At a Glance
- Bawe Private Island redefines seclusion with 70 villas and personalized butler service.
- Guests enjoy oceanfront dining, coral dives, and yoga facing the sunrise.
- Sustainability anchors the resort, with solar power and locally crafted architecture.
Bawe Private Island, an island of over 30 hectares boasting only 70 exclusive villas, isn’t the kind of place you stumble upon; it’s the kind you hear about in quiet circles, whispered between people who travel often enough to value silence.
A short boat ride from Stone Town, the island floats in the Indian Ocean like a secret you’re not supposed to tell. White sand wraps around it in thin ribbons, palms lean toward the water, and time doesn’t seem to matter much here.

For years, Bawe was just a name on old maps, an untouched speck in the Zanzibar archipelago. Then in 2024, The Cocoon Collection, known for its polished resorts across the Indian Ocean, reopened it with a simple but rare idea: one island, one resort. No crowds. No noise. Just privacy and the slow comfort of being completely out of reach.
An island life of luxury, unhurried
Bawe’s seventy villas are scattered across the island, each with its own pool and view that doesn’t need a filter. The roofs are thatched, the walls breathe in sea air, and the colors melt into the sand and sky. Inside, sunlight finds its way through wooden slats, and nothing feels out of place.

Every guest gets a personal butler, though they don’t hover, they just seem to know when to appear. Breakfast shows up on the terrace without a word. A massage is arranged before you even ask. At sunset, a dhow waits by the shore as if it’s part of the day’s plan.

Days stretch long here. Mornings begin with the sound of waves instead of alarms. You might slip into the water for a swim, drift over coral gardens, or take a paddleboard toward the reef.

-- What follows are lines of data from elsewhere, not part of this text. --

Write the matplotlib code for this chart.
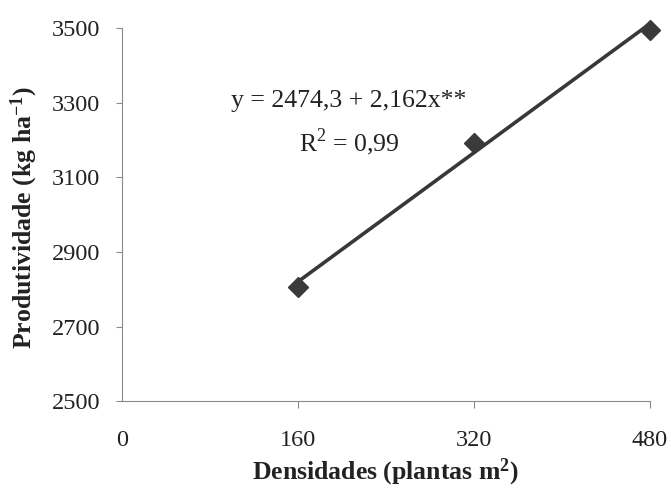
import matplotlib
matplotlib.use("Agg")
import matplotlib.pyplot as plt
import numpy as np

plt.rcParams['font.family'] = ['Liberation Serif', 'DejaVu Serif']
plt.rcParams['mathtext.fontset'] = 'custom'
plt.rcParams['mathtext.rm'] = 'Liberation Serif'
plt.rcParams['mathtext.bf'] = 'Liberation Serif:bold'

# data
densidades = [160, 320, 480]
produtividade = [2805, 3192, 3495]
# fitted line given on the chart
intercepto = 2474.3
inclinacao = 2.162

xticks = [0, 160, 320, 480]
yticks = [2500, 2700, 2900, 3100, 3300, 3500]

fig = plt.figure(figsize=(6.71, 4.88), dpi=100)
ax = fig.add_axes([0.1818, 0.178, 0.7869, 0.7643])

xl = np.array([densidades[0], densidades[-1]])
ax.plot(xl, intercepto + inclinacao * xl, color='#383838', lw=2.6, zorder=2,
        clip_on=False)
ax.plot(densidades, produtividade, linestyle='none', marker='D', ms=10,
        color='#3a3a3a', zorder=3, clip_on=False)

ax.set_xlim(0, 480)
ax.set_ylim(2500, 3500)
ax.set_xticks(xticks)
ax.set_yticks(yticks)
ax.set_xticklabels([str(v) for v in xticks])
ax.set_yticklabels([str(v) for v in yticks])

for s in ['top', 'right']:
    ax.spines[s].set_visible(False)
for s in ['left', 'bottom']:
    ax.spines[s].set_color('#8a8a8a')
    ax.spines[s].set_linewidth(0.8)

ax.tick_params(axis='y', direction='out', length=4.5, width=0.8, color='#8a8a8a',
               pad=11, labelsize=17.5, labelcolor='#222222')
ax.tick_params(axis='x', direction='out', length=5, width=0.8, color='#8a8a8a',
               pad=16, labelsize=17.5, labelcolor='#222222')
ax.xaxis.get_major_ticks()[0].tick1line.set_visible(False)

ax.text(206, 3305, 'y = 2474,3 + 2,162x**', ha='center', va='center',
        fontsize=18.5, color='#222222')
ax.text(207, 3195, r'R$^{2}$ = 0,99', ha='center', va='center',
        fontsize=18.5, color='#222222')

fig.text(385 / 671, 1 - 472 / 488, r'Densidades (plantas m$\mathbf{^{2}}$)',
         ha='center', va='center', fontsize=18.5, fontweight='bold', color='#222222')
fig.text(24 / 671, 1 - 218 / 488, r'Produtividade (kg ha$\mathbf{^{-1}}$)',
         ha='center', va='center', rotation=90, fontsize=18.5, fontweight='bold',
         color='#222222')

fig.savefig('out.png', dpi=100, facecolor='white')
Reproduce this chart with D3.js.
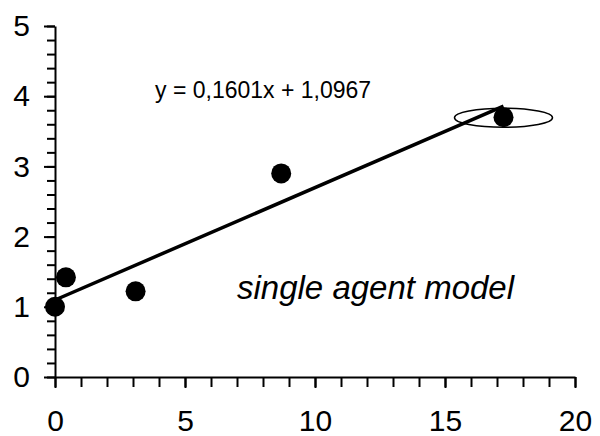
<!DOCTYPE html>
<html>
<head>
<meta charset="utf-8">
<script src="https://cdn.jsdelivr.net/npm/d3@7"></script>
<style>
  body { margin: 0; background: #fff; }
  text { font-family: "Liberation Sans", Arial, sans-serif; fill: #000; }
</style>
</head>
<body>
<div id="chart"></div>
<script>
// Data
const xValues = [0, 0.42, 3.1, 8.7, 17.25];
const yValues = [1.0, 1.42, 1.22, 2.9, 3.7];
const trendCoef = [0.1601, 1.0967]; // slope, intercept
const xTicks = [0, 5, 10, 15, 20];
const yTicks = [0, 1, 2, 3, 4, 5];
const equationLabel = "y = 0,1601x + 1,0967";
const modelLabel = "single agent model";

const width = 600;
const height = 436;
const margin = {"top": 26, "right": 25, "bottom": 59, "left": 55};

const svg = d3.select("#chart")
  .append("svg")
  .attr("width", width)
  .attr("height", height);

const x = d3.scaleLinear().domain([0, 20]).range([margin.left, width - margin.right]);
const y = d3.scaleLinear().domain([0, 5]).range([height - margin.bottom, margin.top]);

// minor ticks
const xMinor = d3.range(0, 21, 1);
const yMinor = d3.range(0, 5.01, 0.2);

const xAxis = svg.append("g")
  .attr("transform", "translate(0," + y(0) + ")");
xAxis.append("g")
  .call(d3.axisBottom(x).tickValues(xMinor).tickSize(10).tickFormat(""))
  .call(g => g.select(".domain").remove());
xAxis.append("g")
  .call(d3.axisBottom(x).tickValues(xTicks).tickSize(11).tickPadding(22).tickSizeOuter(0).tickFormat(d3.format("d")))
  .call(g => g.selectAll("text").style("font-size", "30px"));
xAxis.selectAll("line, path").attr("stroke", "#000").attr("stroke-width", 2);

const yAxis = svg.append("g")
  .attr("transform", "translate(" + x(0) + ",0)");
yAxis.append("g")
  .call(d3.axisLeft(y).tickValues(yMinor).tickSize(8).tickFormat(""))
  .call(g => g.select(".domain").remove());
yAxis.append("g")
  .call(d3.axisLeft(y).tickValues(yTicks).tickSize(11).tickPadding(14).tickSizeOuter(0).tickFormat(d3.format("d")))
  .call(g => g.selectAll("text").style("font-size", "30px"));
yAxis.selectAll("line, path").attr("stroke", "#000").attr("stroke-width", 2);

// trend line
const xLast = d3.max(xValues);
const trend = [0, xLast].map(v => [v, trendCoef[0] * v + trendCoef[1]]);
svg.append("line")
  .attr("x1", x(trend[0][0]))
  .attr("y1", y(trend[0][1]))
  .attr("x2", x(trend[1][0]))
  .attr("y2", y(trend[1][1]))
  .attr("stroke", "#000")
  .attr("stroke-width", 3.5);

// points
svg.selectAll(".dot")
  .data(xValues.map((v, i) => [v, yValues[i]]))
  .enter()
  .append("circle")
  .attr("class", "dot")
  .attr("cx", d => x(d[0]))
  .attr("cy", d => y(d[1]))
  .attr("r", 10)
  .attr("fill", "#000");

// ellipse highlighting the last point
svg.append("ellipse")
  .attr("cx", x(xLast))
  .attr("cy", y(yValues[yValues.length - 1]) + 0.5)
  .attr("rx", 49)
  .attr("ry", 9.5)
  .attr("fill", "none")
  .attr("stroke", "#000")
  .attr("stroke-width", 1.5);

svg.append("text")
  .attr("x", 155)
  .attr("y", 98)
  .style("font-size", "23px")
  .text(equationLabel);

svg.append("text")
  .attr("x", 237)
  .attr("y", 299)
  .style("font-size", "33px")
  .style("font-style", "italic")
  .text(modelLabel);
</script>
</body>
</html>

The marine life is alive and unbothered, schools of fish scatter at your shadow, and sea turtles move with a kind of lazy grace.

Some guests fly in by helicopter. From above, the water turns from deep blue to a green so clear it feels unreal. Landing is like stepping into another rhythm. By night, lanterns line the walkways and the open-air bar turns into a soft-lit gathering spot where nobody talks loudly.
Food, simply done
Meals on Bawe are never rushed. The main restaurant faces the ocean, no walls, no pretense. Menus change every day, built around whatever the fishermen bring in that morning. Think grilled lobster, coconut curry, fresh mango. The chefs weave Zanzibar’s spice trails with Mediterranean and Asian touches, but never too much of anything.

Private dinners can happen almost anywhere — by the pool, in a cove, under the stars. The spa is small, quiet, hidden among palm trees, using oils made from island plants. And at sunrise, yoga mats face the sea, where the only sound is the wind brushing through leaves.
What makes it different
Bawe’s luxury is space, space to breathe, to think, or not to think at all. With no outside visitors, only seventy villas, and no schedule to keep, it draws a particular crowd: executives, artists, royals, people who live public lives but come here to disappear for a while.

You can land in Zanzibar, board a speedboat, and in less than half an hour feel like you’ve dropped off the edge of the world.
A mindful paradise
The island’s exclusivity doesn’t cut it off from its surroundings. Many of the staff are local, and much of what you see, from furniture to fabrics, was crafted in Zanzibar.

Solar panels power parts of the resort, waste is composted on the island, and even the architecture was designed to leave the coral untouched. It’s quiet luxury with a conscience.
Bawe Private Island isn’t about doing much. It’s about being somewhere that reminds you what silence feels like. The sea meets the sky, days blend into each other, and the modern world fades to the background.
For some, it’s an escape. For others, it’s a way back — to themselves, to stillness, to that easy rhythm that the world keeps trying to take away.